Write out each line of the listing as it stands, without the images.

# Start of Given material

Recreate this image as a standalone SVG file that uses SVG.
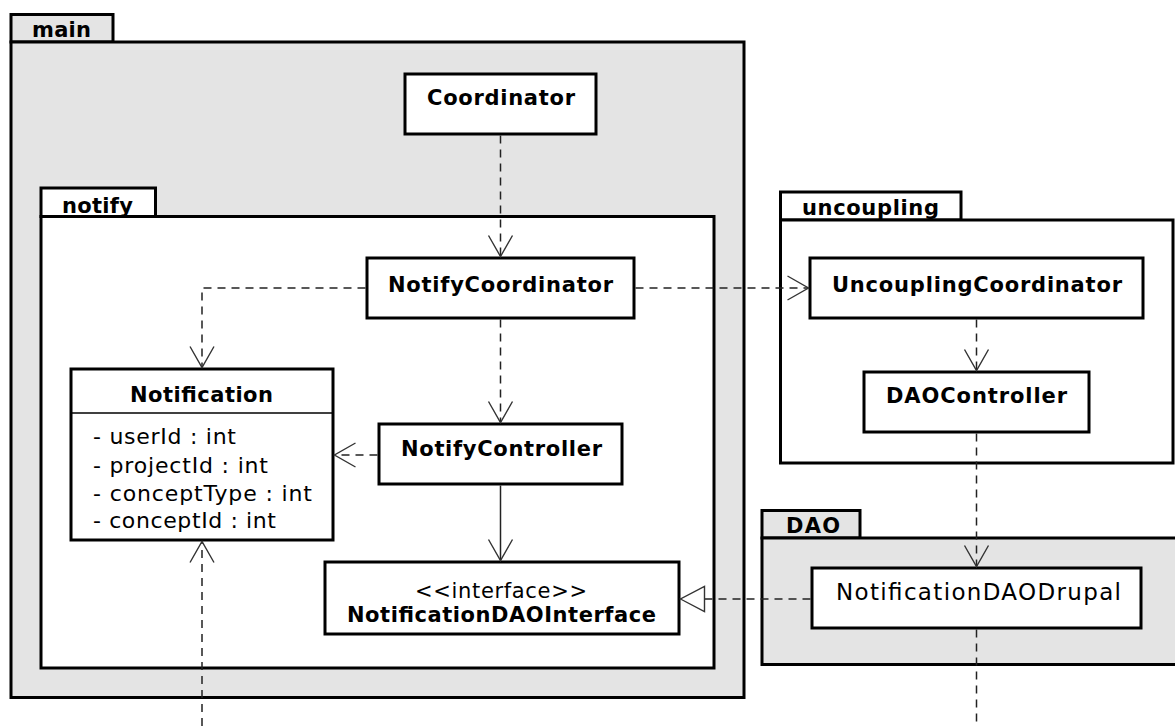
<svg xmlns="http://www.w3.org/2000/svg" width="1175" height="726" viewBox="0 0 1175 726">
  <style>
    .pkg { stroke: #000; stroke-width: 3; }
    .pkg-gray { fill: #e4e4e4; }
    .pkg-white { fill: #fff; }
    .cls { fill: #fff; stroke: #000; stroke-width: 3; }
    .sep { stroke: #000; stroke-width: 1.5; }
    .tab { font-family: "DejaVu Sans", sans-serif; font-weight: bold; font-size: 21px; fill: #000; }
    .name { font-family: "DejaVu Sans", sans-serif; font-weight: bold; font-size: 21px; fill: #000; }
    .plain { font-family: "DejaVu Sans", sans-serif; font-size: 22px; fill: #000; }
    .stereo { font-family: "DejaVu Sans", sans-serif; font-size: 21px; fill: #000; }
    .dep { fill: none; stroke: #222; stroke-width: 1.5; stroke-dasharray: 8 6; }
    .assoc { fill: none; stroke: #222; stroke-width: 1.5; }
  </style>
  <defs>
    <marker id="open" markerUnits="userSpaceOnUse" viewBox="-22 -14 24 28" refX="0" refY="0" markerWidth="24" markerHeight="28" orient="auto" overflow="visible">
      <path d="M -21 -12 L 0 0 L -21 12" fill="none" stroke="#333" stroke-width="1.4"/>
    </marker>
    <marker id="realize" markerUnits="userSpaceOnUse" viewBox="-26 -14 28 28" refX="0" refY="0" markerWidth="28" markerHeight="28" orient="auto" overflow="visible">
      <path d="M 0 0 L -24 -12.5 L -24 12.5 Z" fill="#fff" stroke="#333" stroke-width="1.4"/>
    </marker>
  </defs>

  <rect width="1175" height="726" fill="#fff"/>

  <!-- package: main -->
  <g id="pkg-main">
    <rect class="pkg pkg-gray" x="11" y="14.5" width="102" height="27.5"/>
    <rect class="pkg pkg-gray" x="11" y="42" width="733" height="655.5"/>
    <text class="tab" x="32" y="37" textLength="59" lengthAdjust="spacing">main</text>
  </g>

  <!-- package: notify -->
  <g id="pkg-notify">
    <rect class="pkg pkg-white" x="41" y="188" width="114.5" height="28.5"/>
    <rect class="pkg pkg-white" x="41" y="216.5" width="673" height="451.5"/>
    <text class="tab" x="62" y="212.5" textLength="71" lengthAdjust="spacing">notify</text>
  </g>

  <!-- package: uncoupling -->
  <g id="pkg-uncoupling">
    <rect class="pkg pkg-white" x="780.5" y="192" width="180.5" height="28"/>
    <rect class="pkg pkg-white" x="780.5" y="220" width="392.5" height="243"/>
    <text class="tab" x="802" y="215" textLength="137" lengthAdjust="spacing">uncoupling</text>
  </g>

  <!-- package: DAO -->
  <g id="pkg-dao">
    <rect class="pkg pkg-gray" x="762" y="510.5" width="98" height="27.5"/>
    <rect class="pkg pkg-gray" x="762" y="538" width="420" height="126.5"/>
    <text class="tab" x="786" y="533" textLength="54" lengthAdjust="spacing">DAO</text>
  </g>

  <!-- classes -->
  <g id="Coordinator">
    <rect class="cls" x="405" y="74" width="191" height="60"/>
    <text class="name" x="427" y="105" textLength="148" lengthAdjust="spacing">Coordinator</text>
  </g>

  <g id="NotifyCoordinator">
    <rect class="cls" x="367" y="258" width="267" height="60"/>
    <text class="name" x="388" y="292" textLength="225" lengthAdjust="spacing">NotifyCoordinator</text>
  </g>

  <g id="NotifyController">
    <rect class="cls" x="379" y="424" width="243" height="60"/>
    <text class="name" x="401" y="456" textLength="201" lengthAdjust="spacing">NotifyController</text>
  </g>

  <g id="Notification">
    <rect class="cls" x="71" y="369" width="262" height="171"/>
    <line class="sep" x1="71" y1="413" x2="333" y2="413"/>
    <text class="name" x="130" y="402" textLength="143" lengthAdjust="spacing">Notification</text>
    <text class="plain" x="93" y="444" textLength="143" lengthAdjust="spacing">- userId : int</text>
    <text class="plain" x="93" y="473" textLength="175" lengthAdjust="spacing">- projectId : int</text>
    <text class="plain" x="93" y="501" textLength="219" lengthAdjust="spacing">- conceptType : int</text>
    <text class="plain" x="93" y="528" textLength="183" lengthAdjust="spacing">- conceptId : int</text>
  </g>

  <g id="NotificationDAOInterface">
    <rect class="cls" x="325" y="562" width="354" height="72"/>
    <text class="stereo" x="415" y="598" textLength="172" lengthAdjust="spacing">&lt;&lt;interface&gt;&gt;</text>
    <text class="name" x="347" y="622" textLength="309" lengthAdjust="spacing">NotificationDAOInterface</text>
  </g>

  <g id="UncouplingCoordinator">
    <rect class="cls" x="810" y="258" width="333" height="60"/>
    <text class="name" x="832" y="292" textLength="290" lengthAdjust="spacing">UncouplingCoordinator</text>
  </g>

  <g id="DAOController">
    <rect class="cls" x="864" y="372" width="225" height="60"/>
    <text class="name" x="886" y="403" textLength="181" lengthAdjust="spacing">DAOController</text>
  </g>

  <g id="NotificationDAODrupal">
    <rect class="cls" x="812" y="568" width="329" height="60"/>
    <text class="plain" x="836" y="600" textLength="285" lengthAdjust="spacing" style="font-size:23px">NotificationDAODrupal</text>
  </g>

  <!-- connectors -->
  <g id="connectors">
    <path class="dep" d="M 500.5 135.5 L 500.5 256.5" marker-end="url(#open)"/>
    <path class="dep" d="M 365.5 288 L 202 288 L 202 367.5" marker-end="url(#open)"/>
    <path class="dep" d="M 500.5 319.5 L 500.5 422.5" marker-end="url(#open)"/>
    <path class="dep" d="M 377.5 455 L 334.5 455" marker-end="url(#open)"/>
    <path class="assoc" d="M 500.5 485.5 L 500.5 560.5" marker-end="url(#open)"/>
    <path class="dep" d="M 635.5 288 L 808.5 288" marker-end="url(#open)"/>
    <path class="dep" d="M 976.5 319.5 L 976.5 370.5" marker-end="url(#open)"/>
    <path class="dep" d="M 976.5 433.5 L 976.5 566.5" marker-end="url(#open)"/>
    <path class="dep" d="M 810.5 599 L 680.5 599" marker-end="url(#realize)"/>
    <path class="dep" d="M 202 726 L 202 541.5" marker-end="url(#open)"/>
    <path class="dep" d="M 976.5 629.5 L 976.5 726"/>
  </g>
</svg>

# End of Given material

## Exercise answer
Recreate this image as a standalone SVG file that uses SVG.
<svg xmlns="http://www.w3.org/2000/svg" width="1175" height="726" viewBox="0 0 1175 726">
  <style>
    .pkg { stroke: #000; stroke-width: 3; }
    .pkg-gray { fill: #e4e4e4; }
    .pkg-white { fill: #fff; }
    .cls { fill: #fff; stroke: #000; stroke-width: 3; }
    .sep { stroke: #000; stroke-width: 1.5; }
    .tab { font-family: "DejaVu Sans", sans-serif; font-weight: bold; font-size: 21px; fill: #000; }
    .name { font-family: "DejaVu Sans", sans-serif; font-weight: bold; font-size: 21px; fill: #000; }
    .plain { font-family: "DejaVu Sans", sans-serif; font-size: 22px; fill: #000; }
    .stereo { font-family: "DejaVu Sans", sans-serif; font-size: 21px; fill: #000; }
    .dep { fill: none; stroke: #222; stroke-width: 1.5; stroke-dasharray: 8 6; }
    .assoc { fill: none; stroke: #222; stroke-width: 1.5; }
  </style>
  <defs>
    <marker id="open" markerUnits="userSpaceOnUse" viewBox="-22 -14 24 28" refX="0" refY="0" markerWidth="24" markerHeight="28" orient="auto" overflow="visible">
      <path d="M -21 -12 L 0 0 L -21 12" fill="none" stroke="#333" stroke-width="1.4"/>
    </marker>
    <marker id="realize" markerUnits="userSpaceOnUse" viewBox="-26 -14 28 28" refX="0" refY="0" markerWidth="28" markerHeight="28" orient="auto" overflow="visible">
      <path d="M 0 0 L -24 -12.5 L -24 12.5 Z" fill="#fff" stroke="#333" stroke-width="1.4"/>
    </marker>
  </defs>

  <rect width="1175" height="726" fill="#fff"/>

  <!-- package: main -->
  <g id="pkg-main">
    <rect class="pkg pkg-gray" x="11" y="14.5" width="102" height="27.5"/>
    <rect class="pkg pkg-gray" x="11" y="42" width="733" height="655.5"/>
    <text class="tab" x="32" y="37" textLength="59" lengthAdjust="spacing">main</text>
  </g>

  <!-- package: notify -->
  <g id="pkg-notify">
    <rect class="pkg pkg-white" x="41" y="188" width="114.5" height="28.5"/>
    <rect class="pkg pkg-white" x="41" y="216.5" width="673" height="451.5"/>
    <text class="tab" x="62" y="212.5" textLength="71" lengthAdjust="spacing">notify</text>
  </g>

  <!-- package: uncoupling -->
  <g id="pkg-uncoupling">
    <rect class="pkg pkg-white" x="780.5" y="192" width="180.5" height="28"/>
    <rect class="pkg pkg-white" x="780.5" y="220" width="392.5" height="243"/>
    <text class="tab" x="802" y="215" textLength="137" lengthAdjust="spacing">uncoupling</text>
  </g>

  <!-- package: DAO -->
  <g id="pkg-dao">
    <rect class="pkg pkg-gray" x="762" y="510.5" width="98" height="27.5"/>
    <rect class="pkg pkg-gray" x="762" y="538" width="420" height="126.5"/>
    <text class="tab" x="786" y="533" textLength="54" lengthAdjust="spacing">DAO</text>
  </g>

  <!-- classes -->
  <g id="Coordinator">
    <rect class="cls" x="405" y="74" width="191" height="60"/>
    <text class="name" x="427" y="105" textLength="148" lengthAdjust="spacing">Coordinator</text>
  </g>

  <g id="NotifyCoordinator">
    <rect class="cls" x="367" y="258" width="267" height="60"/>
    <text class="name" x="388" y="292" textLength="225" lengthAdjust="spacing">NotifyCoordinator</text>
  </g>

  <g id="NotifyController">
    <rect class="cls" x="379" y="424" width="243" height="60"/>
    <text class="name" x="401" y="456" textLength="201" lengthAdjust="spacing">NotifyController</text>
  </g>

  <g id="Notification">
    <rect class="cls" x="71" y="369" width="262" height="171"/>
    <line class="sep" x1="71" y1="413" x2="333" y2="413"/>
    <text class="name" x="130" y="402" textLength="143" lengthAdjust="spacing">Notification</text>
    <text class="plain" x="93" y="444" textLength="143" lengthAdjust="spacing">- userId : int</text>
    <text class="plain" x="93" y="473" textLength="175" lengthAdjust="spacing">- projectId : int</text>
    <text class="plain" x="93" y="501" textLength="219" lengthAdjust="spacing">- conceptType : int</text>
    <text class="plain" x="93" y="528" textLength="183" lengthAdjust="spacing">- conceptId : int</text>
  </g>

  <g id="NotificationDAOInterface">
    <rect class="cls" x="325" y="562" width="354" height="72"/>
    <text class="stereo" x="415" y="598" textLength="172" lengthAdjust="spacing">&lt;&lt;interface&gt;&gt;</text>
    <text class="name" x="347" y="622" textLength="309" lengthAdjust="spacing">NotificationDAOInterface</text>
  </g>

  <g id="UncouplingCoordinator">
    <rect class="cls" x="810" y="258" width="333" height="60"/>
    <text class="name" x="832" y="292" textLength="290" lengthAdjust="spacing">UncouplingCoordinator</text>
  </g>

  <g id="DAOController">
    <rect class="cls" x="864" y="372" width="225" height="60"/>
    <text class="name" x="886" y="403" textLength="181" lengthAdjust="spacing">DAOController</text>
  </g>

  <g id="NotificationDAODrupal">
    <rect class="cls" x="812" y="568" width="329" height="60"/>
    <text class="plain" x="836" y="600" textLength="285" lengthAdjust="spacing" style="font-size:23px">NotificationDAODrupal</text>
  </g>

  <!-- connectors -->
  <g id="connectors">
    <path class="dep" d="M 500.5 135.5 L 500.5 256.5" marker-end="url(#open)"/>
    <path class="dep" d="M 365.5 288 L 202 288 L 202 367.5" marker-end="url(#open)"/>
    <path class="dep" d="M 500.5 319.5 L 500.5 422.5" marker-end="url(#open)"/>
    <path class="dep" d="M 377.5 455 L 334.5 455" marker-end="url(#open)"/>
    <path class="assoc" d="M 500.5 485.5 L 500.5 560.5" marker-end="url(#open)"/>
    <path class="dep" d="M 635.5 288 L 808.5 288" marker-end="url(#open)"/>
    <path class="dep" d="M 976.5 319.5 L 976.5 370.5" marker-end="url(#open)"/>
    <path class="dep" d="M 976.5 433.5 L 976.5 566.5" marker-end="url(#open)"/>
    <path class="dep" d="M 810.5 599 L 680.5 599" marker-end="url(#realize)"/>
    <path class="dep" d="M 202 726 L 202 541.5" marker-end="url(#open)"/>
    <path class="dep" d="M 976.5 629.5 L 976.5 726"/>
  </g>
</svg>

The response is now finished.